Exercise task: Scan the entries below. List each line with "this".

Items listed in a dataset:
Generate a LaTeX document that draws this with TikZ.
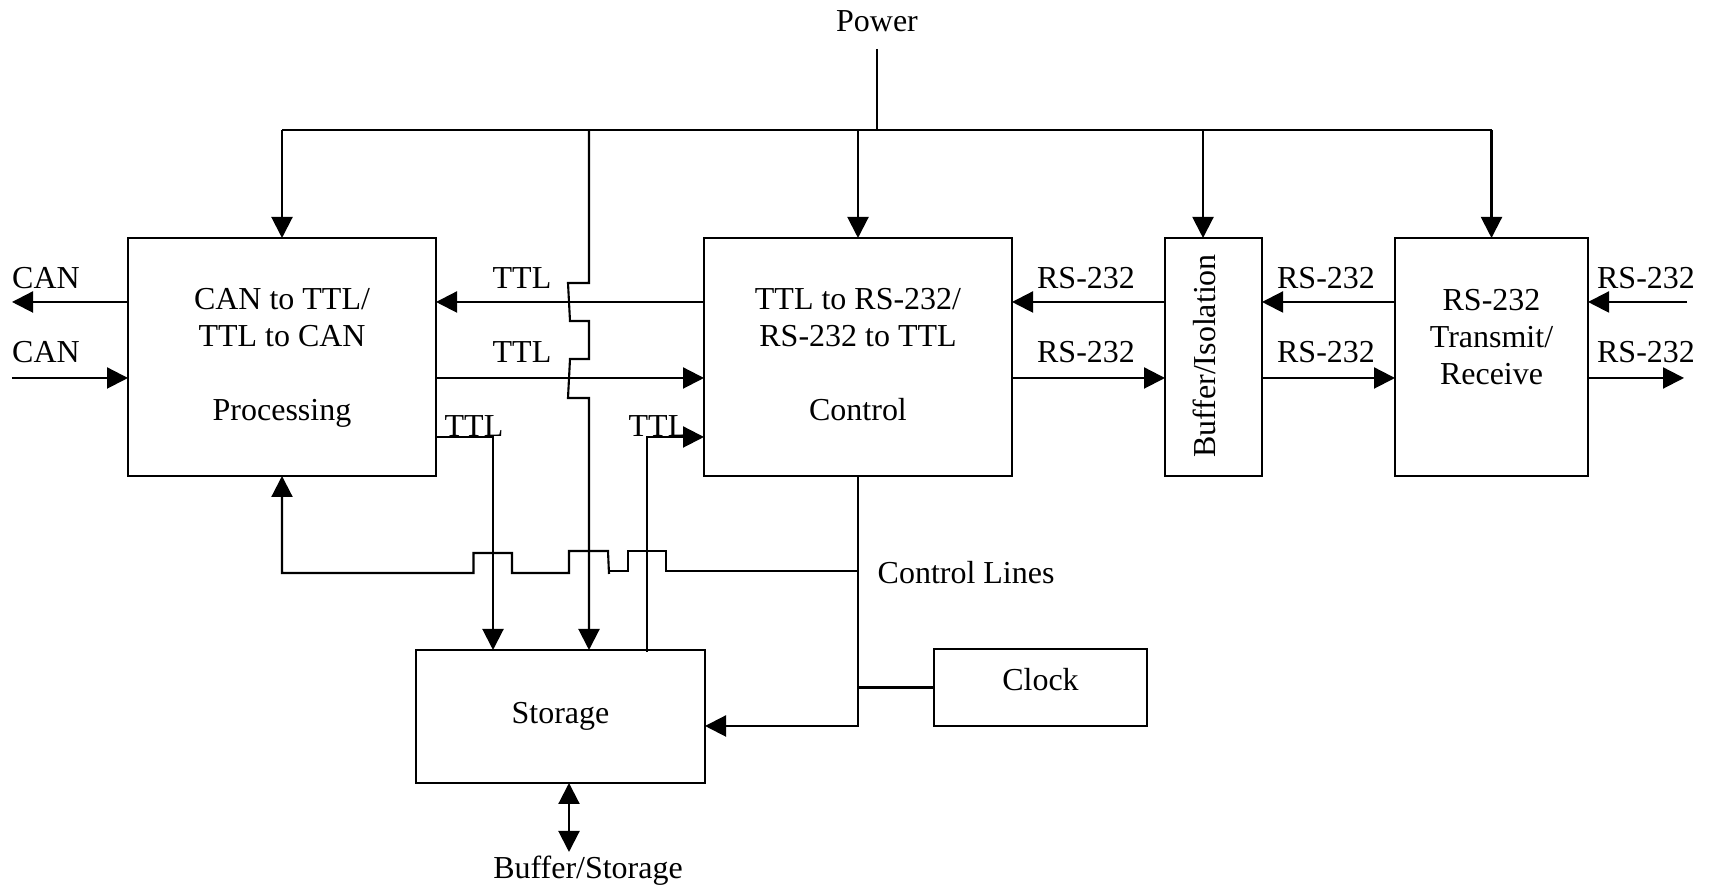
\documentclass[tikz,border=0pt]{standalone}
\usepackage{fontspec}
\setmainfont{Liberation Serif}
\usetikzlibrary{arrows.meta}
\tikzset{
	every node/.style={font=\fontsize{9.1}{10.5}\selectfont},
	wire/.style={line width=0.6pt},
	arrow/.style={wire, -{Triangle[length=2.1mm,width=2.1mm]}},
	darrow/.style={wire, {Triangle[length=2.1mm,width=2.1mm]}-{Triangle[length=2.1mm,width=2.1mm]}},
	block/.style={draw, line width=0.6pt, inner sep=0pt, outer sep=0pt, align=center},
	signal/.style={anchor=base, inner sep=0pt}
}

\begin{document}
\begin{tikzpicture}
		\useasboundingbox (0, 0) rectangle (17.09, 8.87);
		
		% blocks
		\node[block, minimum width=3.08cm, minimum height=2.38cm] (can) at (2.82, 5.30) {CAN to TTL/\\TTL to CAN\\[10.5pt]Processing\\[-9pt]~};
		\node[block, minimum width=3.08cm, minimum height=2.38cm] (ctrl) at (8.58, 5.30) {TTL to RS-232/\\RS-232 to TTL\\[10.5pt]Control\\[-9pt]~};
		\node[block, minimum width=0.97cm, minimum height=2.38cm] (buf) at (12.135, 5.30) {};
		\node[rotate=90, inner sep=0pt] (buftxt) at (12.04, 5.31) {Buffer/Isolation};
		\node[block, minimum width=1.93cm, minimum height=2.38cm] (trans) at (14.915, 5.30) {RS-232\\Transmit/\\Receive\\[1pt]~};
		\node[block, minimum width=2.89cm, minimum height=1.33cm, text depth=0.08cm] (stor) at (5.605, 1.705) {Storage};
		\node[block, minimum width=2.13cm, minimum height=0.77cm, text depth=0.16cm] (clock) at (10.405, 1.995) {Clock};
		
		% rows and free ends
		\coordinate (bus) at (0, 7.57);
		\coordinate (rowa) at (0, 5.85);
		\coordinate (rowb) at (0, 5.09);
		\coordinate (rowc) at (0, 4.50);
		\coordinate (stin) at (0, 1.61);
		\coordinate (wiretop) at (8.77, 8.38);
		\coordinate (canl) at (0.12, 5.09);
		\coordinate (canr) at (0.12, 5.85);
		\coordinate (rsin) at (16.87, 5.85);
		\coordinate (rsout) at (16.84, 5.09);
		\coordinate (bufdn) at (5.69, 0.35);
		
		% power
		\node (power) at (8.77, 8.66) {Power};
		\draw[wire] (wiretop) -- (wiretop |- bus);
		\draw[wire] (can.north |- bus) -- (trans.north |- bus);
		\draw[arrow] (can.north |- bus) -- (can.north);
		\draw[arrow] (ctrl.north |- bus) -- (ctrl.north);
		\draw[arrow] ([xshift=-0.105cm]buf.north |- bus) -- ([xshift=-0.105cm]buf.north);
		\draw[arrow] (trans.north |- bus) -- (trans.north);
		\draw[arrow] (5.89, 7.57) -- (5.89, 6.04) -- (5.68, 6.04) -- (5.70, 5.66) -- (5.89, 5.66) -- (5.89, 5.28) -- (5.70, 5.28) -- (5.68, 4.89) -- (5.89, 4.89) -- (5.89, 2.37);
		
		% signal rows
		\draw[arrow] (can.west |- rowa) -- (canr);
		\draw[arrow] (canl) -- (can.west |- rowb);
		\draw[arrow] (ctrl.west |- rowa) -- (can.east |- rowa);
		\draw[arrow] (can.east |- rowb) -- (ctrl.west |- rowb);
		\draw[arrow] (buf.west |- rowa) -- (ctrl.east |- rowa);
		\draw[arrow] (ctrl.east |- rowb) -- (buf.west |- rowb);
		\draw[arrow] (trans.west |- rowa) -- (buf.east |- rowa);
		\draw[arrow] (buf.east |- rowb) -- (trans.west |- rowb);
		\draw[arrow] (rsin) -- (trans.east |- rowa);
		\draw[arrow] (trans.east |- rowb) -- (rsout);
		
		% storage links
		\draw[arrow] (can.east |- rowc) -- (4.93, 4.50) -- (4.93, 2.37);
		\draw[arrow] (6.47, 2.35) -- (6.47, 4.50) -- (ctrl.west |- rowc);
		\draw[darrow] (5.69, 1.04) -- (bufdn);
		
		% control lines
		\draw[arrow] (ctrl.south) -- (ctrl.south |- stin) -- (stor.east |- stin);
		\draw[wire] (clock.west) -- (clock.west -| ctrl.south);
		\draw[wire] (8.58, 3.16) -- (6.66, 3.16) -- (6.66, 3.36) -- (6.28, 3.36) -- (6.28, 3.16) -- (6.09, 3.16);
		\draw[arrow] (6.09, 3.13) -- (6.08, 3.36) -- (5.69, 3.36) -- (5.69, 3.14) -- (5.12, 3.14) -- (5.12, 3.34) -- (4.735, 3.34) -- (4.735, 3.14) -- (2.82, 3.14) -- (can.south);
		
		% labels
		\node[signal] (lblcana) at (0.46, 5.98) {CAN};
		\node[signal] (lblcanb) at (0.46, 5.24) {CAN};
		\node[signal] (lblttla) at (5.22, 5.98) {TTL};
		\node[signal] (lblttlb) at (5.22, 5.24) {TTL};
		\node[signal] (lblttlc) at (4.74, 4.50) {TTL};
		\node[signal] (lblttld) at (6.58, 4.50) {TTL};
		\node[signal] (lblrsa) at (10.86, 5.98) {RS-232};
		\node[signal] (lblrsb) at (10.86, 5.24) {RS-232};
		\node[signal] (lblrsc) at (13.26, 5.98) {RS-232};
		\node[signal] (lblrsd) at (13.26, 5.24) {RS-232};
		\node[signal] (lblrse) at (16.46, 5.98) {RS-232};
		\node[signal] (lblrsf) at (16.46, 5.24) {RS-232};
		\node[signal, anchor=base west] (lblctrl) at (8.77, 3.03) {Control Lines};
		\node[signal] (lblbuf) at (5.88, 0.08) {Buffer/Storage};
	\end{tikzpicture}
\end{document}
...
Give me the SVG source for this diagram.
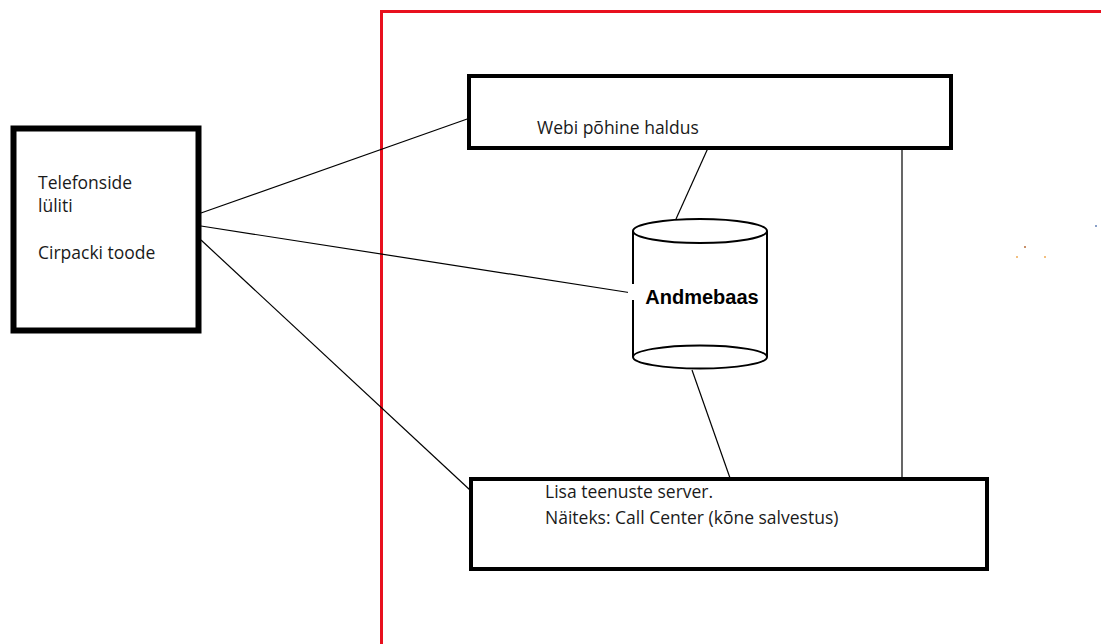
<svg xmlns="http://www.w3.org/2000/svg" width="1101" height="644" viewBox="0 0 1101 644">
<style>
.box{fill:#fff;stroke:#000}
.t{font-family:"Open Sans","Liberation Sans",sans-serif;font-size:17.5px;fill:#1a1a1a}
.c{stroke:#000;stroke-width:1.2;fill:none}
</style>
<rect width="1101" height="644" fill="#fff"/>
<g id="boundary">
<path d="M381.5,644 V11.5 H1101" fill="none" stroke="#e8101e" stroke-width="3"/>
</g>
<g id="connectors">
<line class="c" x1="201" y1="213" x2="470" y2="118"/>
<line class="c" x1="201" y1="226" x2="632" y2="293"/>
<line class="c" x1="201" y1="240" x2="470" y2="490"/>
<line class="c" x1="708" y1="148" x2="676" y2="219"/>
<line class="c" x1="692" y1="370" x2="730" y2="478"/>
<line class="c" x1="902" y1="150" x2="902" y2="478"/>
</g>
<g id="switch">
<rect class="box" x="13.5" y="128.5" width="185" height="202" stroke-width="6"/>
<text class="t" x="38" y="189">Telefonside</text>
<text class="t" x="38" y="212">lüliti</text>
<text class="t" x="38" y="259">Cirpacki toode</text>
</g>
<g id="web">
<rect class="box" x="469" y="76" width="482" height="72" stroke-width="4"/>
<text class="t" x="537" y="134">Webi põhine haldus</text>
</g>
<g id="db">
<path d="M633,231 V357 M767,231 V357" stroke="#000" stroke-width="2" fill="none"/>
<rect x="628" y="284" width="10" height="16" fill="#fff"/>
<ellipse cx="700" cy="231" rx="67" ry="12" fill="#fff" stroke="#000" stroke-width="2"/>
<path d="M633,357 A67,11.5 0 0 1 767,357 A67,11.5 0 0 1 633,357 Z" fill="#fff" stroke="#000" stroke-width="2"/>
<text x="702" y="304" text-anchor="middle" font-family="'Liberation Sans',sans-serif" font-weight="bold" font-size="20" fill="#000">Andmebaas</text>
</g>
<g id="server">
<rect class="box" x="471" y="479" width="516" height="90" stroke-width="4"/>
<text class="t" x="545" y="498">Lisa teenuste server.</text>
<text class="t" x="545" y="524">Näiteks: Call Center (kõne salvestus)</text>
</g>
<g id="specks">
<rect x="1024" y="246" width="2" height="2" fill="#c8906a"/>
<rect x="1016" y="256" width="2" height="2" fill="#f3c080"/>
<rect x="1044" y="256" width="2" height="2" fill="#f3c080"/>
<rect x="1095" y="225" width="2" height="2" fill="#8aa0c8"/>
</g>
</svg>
* * *
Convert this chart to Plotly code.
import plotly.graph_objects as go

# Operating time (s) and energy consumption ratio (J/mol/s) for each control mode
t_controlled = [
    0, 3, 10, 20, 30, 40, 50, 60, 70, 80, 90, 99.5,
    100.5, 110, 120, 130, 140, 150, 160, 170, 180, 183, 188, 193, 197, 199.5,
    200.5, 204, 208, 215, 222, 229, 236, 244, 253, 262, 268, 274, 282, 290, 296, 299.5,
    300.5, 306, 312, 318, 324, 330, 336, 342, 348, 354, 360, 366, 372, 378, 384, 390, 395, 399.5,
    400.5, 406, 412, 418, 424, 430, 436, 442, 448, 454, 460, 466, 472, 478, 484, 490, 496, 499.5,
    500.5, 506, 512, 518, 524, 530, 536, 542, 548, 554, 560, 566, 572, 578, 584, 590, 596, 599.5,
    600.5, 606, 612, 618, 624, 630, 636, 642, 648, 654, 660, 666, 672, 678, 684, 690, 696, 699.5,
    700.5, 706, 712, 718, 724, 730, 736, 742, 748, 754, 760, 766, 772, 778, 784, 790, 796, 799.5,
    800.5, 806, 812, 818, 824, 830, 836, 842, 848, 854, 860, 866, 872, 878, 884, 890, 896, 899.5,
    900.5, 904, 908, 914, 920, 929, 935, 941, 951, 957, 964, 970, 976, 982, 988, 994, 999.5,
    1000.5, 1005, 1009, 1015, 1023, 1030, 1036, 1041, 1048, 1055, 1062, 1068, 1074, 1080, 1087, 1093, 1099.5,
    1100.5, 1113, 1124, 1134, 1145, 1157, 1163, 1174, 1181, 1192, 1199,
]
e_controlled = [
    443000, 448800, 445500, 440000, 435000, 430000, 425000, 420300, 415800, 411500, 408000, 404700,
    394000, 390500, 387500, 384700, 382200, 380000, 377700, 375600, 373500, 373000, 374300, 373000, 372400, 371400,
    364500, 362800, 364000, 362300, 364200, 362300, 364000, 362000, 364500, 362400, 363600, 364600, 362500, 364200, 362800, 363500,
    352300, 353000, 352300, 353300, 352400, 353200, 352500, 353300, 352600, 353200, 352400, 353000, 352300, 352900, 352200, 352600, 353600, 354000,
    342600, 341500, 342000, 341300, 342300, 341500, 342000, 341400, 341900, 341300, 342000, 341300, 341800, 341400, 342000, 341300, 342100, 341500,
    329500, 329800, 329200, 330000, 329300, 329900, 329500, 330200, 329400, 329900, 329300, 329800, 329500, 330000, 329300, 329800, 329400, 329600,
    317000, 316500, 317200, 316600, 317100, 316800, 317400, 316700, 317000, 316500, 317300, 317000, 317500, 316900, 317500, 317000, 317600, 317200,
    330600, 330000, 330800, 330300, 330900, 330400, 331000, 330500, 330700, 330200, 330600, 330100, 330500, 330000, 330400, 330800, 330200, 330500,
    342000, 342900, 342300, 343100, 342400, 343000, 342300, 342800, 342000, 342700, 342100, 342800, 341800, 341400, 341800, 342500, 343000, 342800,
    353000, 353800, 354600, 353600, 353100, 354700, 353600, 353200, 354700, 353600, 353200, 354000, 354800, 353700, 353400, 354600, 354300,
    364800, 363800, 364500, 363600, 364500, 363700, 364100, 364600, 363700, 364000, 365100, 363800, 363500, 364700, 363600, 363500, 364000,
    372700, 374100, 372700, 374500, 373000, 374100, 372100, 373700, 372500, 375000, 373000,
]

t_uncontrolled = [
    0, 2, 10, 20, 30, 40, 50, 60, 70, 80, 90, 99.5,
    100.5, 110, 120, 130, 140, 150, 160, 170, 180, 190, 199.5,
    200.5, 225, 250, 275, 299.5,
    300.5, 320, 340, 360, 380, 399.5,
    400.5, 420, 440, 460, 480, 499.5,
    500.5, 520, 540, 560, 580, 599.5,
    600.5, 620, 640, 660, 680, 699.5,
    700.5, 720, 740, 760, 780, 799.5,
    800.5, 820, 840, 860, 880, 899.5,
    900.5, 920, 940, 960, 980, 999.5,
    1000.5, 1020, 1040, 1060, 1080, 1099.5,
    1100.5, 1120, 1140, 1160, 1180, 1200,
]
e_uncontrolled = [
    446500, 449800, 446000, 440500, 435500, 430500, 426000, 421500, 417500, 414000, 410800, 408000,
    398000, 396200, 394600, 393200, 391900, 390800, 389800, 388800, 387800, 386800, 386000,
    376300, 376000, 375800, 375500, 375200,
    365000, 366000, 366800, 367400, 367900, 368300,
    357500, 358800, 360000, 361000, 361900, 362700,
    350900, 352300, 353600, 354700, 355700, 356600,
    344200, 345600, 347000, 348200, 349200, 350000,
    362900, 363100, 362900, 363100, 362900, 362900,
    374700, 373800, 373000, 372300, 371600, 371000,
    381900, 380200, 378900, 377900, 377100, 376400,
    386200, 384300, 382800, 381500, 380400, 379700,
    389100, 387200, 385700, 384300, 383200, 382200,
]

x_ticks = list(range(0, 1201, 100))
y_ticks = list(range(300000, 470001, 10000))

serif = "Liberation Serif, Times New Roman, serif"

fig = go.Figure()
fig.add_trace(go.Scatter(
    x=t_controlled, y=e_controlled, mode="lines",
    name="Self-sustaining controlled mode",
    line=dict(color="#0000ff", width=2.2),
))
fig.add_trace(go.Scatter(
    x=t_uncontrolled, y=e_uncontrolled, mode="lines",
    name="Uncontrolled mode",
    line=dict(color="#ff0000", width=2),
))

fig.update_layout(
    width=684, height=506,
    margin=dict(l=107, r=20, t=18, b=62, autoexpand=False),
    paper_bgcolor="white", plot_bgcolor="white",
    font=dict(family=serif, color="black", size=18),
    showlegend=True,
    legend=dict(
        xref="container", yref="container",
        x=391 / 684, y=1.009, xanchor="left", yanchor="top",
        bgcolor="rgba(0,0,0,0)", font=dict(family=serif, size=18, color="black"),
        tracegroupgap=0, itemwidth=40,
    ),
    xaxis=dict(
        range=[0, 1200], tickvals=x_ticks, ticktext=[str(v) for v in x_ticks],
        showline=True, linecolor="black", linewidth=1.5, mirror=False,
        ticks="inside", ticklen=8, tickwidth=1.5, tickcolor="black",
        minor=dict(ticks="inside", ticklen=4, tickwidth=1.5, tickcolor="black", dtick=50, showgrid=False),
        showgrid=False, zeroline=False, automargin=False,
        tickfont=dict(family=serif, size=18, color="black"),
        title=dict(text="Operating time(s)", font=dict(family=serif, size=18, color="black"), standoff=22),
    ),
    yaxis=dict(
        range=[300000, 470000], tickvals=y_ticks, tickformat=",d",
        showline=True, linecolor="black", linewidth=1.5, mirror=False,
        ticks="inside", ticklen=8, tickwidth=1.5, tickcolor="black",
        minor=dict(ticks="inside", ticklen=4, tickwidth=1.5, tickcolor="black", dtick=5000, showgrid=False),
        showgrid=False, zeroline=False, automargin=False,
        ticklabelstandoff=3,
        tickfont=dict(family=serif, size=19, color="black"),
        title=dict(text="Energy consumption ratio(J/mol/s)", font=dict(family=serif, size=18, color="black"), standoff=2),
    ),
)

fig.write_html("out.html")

Task answer:
Generate a LaTeX document that draws this with TikZ.
Give me the SVG source for this diagram.
Convert this chart to Plotly code.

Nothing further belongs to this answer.